### [TO DO]
Print the listing from its top line through the line containing "0.094, 0.024, 0.006];", nothing more, and leave out the pictures.

### [DATA EXCERPT]
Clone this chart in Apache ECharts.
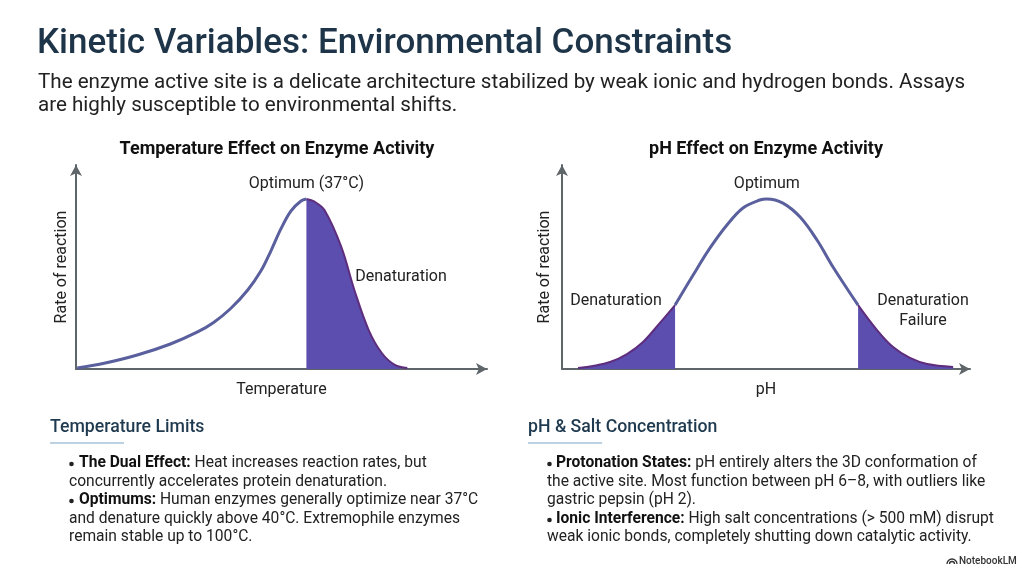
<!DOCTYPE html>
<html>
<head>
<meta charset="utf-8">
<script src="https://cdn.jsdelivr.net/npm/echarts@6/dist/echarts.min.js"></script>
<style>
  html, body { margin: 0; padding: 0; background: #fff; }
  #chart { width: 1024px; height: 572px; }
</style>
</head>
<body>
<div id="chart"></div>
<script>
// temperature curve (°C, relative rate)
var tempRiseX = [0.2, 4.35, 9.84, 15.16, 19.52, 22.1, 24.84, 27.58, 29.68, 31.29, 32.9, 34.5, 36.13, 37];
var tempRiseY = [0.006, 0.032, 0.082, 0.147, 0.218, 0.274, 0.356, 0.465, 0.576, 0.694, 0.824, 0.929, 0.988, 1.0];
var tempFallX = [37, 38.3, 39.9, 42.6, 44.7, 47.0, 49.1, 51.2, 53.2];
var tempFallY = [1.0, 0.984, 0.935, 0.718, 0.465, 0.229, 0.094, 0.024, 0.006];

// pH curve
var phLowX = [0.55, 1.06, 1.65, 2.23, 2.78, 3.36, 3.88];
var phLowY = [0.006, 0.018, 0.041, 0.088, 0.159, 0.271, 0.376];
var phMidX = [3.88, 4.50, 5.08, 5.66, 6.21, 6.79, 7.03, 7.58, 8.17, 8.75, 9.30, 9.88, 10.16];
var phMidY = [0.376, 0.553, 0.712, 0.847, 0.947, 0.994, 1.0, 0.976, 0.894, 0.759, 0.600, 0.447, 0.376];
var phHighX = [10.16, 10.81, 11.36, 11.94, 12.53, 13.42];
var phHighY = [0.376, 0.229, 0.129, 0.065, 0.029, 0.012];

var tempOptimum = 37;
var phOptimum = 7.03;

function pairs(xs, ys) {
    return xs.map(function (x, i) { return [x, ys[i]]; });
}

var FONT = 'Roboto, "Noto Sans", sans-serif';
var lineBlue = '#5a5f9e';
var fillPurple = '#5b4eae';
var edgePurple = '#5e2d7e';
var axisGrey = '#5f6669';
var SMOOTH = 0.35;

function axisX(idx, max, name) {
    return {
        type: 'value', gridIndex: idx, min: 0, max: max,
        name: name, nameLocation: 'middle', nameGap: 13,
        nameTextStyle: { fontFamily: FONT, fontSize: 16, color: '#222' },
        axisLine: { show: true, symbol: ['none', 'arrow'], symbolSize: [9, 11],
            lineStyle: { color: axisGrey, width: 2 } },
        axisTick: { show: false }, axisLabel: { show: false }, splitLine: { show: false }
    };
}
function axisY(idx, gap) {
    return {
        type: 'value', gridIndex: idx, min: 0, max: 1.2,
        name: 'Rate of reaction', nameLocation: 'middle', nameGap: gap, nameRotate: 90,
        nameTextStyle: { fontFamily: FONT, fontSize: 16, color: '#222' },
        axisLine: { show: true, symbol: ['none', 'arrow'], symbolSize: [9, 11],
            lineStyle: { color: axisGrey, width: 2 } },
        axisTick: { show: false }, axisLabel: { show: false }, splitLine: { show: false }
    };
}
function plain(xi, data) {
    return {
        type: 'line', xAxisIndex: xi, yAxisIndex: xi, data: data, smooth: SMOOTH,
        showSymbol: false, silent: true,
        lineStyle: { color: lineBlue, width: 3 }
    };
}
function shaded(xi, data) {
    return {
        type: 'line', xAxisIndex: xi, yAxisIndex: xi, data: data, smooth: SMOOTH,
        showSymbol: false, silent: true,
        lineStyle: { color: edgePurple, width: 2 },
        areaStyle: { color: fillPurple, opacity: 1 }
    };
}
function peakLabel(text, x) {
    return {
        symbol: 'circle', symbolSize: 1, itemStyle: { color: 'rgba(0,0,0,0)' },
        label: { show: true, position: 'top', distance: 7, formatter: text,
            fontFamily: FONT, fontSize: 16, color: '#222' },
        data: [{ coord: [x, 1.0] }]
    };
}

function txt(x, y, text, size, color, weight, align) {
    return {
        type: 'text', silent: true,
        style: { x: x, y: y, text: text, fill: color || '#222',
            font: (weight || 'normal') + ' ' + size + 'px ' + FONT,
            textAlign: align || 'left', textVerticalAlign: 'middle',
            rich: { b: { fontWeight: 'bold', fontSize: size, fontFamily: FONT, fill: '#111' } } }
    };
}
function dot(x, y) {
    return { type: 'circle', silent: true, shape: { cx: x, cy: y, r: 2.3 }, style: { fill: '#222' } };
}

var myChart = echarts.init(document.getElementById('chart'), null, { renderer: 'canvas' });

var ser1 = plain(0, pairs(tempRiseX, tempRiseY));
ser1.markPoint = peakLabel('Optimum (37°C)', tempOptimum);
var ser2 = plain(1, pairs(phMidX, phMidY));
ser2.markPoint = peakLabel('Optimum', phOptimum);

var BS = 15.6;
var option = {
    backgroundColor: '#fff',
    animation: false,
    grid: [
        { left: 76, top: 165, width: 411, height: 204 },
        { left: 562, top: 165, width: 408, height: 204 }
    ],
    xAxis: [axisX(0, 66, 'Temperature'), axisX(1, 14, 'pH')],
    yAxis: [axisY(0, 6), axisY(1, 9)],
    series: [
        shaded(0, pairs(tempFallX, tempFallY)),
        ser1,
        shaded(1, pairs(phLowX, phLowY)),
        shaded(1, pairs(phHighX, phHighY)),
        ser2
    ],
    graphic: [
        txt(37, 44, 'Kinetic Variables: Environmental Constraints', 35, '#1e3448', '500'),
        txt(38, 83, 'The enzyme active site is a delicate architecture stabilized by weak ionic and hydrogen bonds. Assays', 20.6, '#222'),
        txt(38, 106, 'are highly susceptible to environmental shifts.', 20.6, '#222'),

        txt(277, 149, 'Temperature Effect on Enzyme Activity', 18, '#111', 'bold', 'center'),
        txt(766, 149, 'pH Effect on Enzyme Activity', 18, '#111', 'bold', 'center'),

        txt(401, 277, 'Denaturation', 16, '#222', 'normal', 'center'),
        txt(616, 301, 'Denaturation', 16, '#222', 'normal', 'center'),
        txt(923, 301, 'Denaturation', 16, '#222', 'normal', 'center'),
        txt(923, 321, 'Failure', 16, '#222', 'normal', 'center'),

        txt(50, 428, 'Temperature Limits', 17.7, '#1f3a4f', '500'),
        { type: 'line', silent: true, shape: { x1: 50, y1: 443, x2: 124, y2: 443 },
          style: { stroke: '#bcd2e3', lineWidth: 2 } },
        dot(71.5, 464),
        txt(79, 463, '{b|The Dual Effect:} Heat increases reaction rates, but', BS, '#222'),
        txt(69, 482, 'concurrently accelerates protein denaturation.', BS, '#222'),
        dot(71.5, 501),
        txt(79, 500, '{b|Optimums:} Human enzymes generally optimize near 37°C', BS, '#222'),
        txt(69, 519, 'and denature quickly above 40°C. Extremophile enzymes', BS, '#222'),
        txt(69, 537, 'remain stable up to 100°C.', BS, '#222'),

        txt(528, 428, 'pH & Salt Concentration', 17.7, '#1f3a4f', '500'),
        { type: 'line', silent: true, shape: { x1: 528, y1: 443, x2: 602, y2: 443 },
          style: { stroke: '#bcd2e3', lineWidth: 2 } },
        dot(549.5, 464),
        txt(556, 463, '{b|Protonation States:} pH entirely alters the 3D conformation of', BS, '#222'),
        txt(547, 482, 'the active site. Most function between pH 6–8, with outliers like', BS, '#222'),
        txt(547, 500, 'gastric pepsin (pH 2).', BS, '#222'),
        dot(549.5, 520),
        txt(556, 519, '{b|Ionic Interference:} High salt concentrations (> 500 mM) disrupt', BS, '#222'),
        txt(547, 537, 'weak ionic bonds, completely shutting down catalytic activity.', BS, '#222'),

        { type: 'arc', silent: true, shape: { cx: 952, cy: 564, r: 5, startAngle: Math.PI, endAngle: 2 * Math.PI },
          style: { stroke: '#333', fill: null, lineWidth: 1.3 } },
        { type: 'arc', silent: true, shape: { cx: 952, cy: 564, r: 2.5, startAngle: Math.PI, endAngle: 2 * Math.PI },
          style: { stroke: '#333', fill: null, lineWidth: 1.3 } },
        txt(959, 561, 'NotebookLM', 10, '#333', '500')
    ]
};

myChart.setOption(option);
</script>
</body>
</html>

### [FULL RESPONSE]
Clone this chart in Apache ECharts.
<!DOCTYPE html>
<html>
<head>
<meta charset="utf-8">
<script src="https://cdn.jsdelivr.net/npm/echarts@6/dist/echarts.min.js"></script>
<style>
  html, body { margin: 0; padding: 0; background: #fff; }
  #chart { width: 1024px; height: 572px; }
</style>
</head>
<body>
<div id="chart"></div>
<script>
// temperature curve (°C, relative rate)
var tempRiseX = [0.2, 4.35, 9.84, 15.16, 19.52, 22.1, 24.84, 27.58, 29.68, 31.29, 32.9, 34.5, 36.13, 37];
var tempRiseY = [0.006, 0.032, 0.082, 0.147, 0.218, 0.274, 0.356, 0.465, 0.576, 0.694, 0.824, 0.929, 0.988, 1.0];
var tempFallX = [37, 38.3, 39.9, 42.6, 44.7, 47.0, 49.1, 51.2, 53.2];
var tempFallY = [1.0, 0.984, 0.935, 0.718, 0.465, 0.229, 0.094, 0.024, 0.006];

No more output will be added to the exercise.